16. The hon’ble Apex Court in ‘CIT Vs G. M Knitting Ltd’ reported 379 ITR 456 (SC) & 93 CCH 475 which in turn appreciating the ratio laid by Hon’ble Bombay High Court in ‘CIT Vs Shivanand Electronics [1994] 209 ITR 63 (Bom.) held that it shall be sufficient compliance with the law if requisite forms are filed during the assessment proceedings and before the final order of the assessment was made. The Co-ordinate bench in ‘Sonakshi Sinha Vs CIT’ reported in 66 CCH 0050, dealing with identical issue of belated filing of return and form no 67 adjudicated that, under amended rule w.e.f. 01/04/2022, the assessee can file requisite form on or before the end of the assessment year therefore, assessee is eligible for FTC, though not in accordance with rule 128(9) of IT Rules.

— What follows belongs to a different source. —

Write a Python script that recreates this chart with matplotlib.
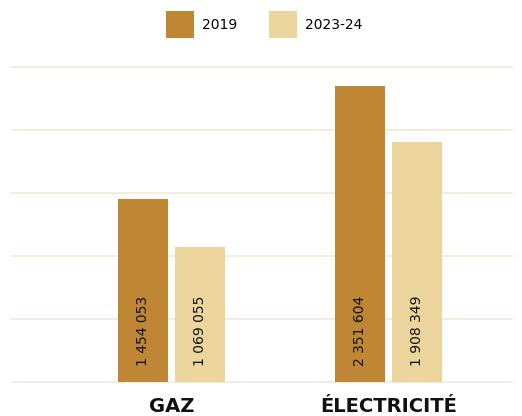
import matplotlib.pyplot as plt
import numpy as np

categories = ['GAZ', 'ÉLECTRICITÉ']
series = ['2019', '2023-24']
v2019 = [1454053, 2351604]
v2023 = [1069055, 1908349]
colors = ['#BF8633', '#EBD59C']

plt.rcParams['font.family'] = ['DejaVu Sans']

fig = plt.figure(figsize=(5.22, 4.16), dpi=100)
ax = fig.add_axes([12 / 522, 34 / 416, 500 / 522, 315 / 416])

x = np.arange(len(categories))
w = 0.23
off = 0.131
for vals, dx, c, lab in [(v2019, -off, colors[0], series[0]), (v2023, off, colors[1], series[1])]:
    ax.bar(x + dx, vals, width=w, color=c, label=lab, zorder=2)
    for xi, v in zip(x + dx, vals):
        txt = f'{v:,}'.replace(',', ' ')
        ax.text(xi, 125000, txt, rotation=90, ha='center', va='bottom', fontsize=10, color='#111111', zorder=3)

ax.set_xlim(-0.735, 1.569)
ax.set_ylim(0, 2500000)
ax.set_yticks(np.arange(0, 2500001, 500000))
ax.yaxis.grid(True, color='#F5EADB', linewidth=1.3, zorder=0)
for gl in ax.get_ygridlines():
    gl.set_clip_on(False)
ax.set_yticklabels([])
ax.tick_params(left=False, bottom=False, length=0)
for s in ax.spines.values():
    s.set_visible(False)
ax.set_xticks(x)
ax.set_xticklabels(categories, fontsize=14, fontweight='bold', color='#111111')
ax.tick_params(axis='x', pad=11)

fig.legend(loc='upper center', bbox_to_anchor=(0.506, 1.003), ncol=2, frameon=False,
           fontsize=10, handlelength=2.0, handleheight=2.6, columnspacing=2.3, handletextpad=0.6)

fig.savefig('out.png', dpi=100)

We therefore, respectfully following the aforestated judicial precedents, hold that belated filing of form no 67, certificate & statement as envisaged under s/r (8) any­time before it is actually processed or before the final assessment is actually made is sufficient compliance of s/r (9) of IT Rules, thus entitled to FTC. Thus, all other contentions and grounds of appeal are adjudicated accordingly.

17. In result, the appeal of the assessee is ALLOWED in above terms.

In terms of rule 34 of ITAT Rules, order pronounced in open court on Thursday 01st day of February, 2024.